Tadeusz Markiewicz had permission for the July 2014 rally in Warsaw to run until 4 p.m., but it lasted longer, leading to the indictment and the trial that started Tuesday. The demonstration, which attracted about 80 people, was held during Israel’s war last summer with Hamas in Gaza.
The pro-Israel rally was in response to a pro-Palestinian demonstration held the same day. Both were held next to the Israeli Embassy. Police separated the two groups of demonstrators.
In November, Markiewicz received a warrant issued by the court to pay the $570 penalty for “disruption of the second demonstration by using a sound system.” Markiewicz’s lawyer, Monika Krawczyk, appealed the judgment.
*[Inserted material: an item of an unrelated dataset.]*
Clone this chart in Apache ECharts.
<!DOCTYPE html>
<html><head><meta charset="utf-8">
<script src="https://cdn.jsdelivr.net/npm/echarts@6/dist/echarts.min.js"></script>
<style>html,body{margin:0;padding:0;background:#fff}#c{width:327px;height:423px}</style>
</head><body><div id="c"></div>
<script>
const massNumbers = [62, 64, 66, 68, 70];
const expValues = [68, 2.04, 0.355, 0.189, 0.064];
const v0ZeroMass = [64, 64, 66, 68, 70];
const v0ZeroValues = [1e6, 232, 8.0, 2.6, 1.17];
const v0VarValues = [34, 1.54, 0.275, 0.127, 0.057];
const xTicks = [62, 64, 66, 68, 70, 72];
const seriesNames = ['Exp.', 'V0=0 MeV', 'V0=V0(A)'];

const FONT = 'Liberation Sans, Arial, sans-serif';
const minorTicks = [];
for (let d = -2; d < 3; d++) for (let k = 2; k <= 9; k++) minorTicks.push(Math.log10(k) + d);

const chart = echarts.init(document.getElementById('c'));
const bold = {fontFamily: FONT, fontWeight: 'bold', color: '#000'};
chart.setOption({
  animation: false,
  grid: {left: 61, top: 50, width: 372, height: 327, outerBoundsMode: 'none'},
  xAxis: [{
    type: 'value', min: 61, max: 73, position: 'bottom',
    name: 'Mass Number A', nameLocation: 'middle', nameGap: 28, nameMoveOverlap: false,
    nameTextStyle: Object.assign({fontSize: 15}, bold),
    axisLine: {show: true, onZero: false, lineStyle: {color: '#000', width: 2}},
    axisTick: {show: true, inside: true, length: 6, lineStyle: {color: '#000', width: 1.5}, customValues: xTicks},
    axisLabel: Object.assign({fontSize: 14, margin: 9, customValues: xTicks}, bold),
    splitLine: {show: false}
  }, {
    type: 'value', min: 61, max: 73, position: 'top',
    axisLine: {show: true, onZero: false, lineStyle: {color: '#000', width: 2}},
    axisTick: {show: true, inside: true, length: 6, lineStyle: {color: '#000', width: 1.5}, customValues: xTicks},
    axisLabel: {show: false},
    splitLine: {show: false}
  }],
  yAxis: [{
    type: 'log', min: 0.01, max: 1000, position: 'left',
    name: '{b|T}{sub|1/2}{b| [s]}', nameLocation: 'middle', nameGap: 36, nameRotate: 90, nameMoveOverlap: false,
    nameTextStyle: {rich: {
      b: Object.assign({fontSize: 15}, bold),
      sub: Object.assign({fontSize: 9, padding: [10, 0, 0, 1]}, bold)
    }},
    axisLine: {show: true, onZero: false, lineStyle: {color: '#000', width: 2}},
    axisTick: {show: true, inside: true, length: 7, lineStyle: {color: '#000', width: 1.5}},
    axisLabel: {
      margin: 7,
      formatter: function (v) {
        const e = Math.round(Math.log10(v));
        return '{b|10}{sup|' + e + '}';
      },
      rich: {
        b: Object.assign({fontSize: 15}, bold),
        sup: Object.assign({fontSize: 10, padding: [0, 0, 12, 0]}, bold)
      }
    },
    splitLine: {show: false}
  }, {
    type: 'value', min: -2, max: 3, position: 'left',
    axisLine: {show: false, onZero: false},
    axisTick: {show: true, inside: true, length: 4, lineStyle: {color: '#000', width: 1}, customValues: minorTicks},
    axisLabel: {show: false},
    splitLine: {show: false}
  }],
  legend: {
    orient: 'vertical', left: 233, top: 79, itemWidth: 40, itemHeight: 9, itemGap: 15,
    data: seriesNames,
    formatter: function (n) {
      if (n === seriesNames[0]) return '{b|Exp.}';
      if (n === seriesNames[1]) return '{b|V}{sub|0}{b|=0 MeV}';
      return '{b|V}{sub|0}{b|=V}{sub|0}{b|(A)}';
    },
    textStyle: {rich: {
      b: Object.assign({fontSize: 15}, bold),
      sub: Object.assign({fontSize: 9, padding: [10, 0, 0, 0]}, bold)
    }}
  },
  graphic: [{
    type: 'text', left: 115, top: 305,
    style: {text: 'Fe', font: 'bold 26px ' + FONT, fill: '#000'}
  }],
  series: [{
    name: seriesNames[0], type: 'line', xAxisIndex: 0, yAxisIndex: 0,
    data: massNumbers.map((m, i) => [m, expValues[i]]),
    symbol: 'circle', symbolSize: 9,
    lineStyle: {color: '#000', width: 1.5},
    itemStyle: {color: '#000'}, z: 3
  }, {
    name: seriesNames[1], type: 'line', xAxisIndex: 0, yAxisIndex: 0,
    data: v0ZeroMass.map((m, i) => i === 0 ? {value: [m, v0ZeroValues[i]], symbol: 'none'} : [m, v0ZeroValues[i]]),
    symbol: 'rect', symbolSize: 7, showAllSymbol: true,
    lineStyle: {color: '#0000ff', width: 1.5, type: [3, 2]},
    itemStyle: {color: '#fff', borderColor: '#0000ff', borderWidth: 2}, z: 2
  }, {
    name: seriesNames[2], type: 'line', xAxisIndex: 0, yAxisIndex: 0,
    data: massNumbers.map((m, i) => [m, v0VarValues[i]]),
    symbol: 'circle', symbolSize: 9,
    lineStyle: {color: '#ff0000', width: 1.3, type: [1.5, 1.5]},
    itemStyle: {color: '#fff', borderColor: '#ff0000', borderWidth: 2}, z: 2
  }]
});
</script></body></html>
Markiewicz calls his case a matter of freedom of assembly.
“We have received legal protection from the Jerusalem Institute of Justice, an organization dealing with human rights,” he told JTA. “Despite our appeals up to today, unfortunately, nobody from Poland is interested in the case. It is the battle for the right to freedom of assembly for all Polish people, regardless of their views and beliefs.”
Piotr Kadlcik, the former chairman of the Union of Jewish Religious Communities in Poland, who took part in the July demonstration, testified on Tuesday.
“It is sad that at a time when we are talking so much about civil initiatives, this protest meets with repressive and unnecessary reaction of the state,” Kadlcik told JTA. “I hope that the authorities of Polish-Jewish organizations in the future will draw more attention to the initiatives of members of our community. This is important — for Israel and for us.”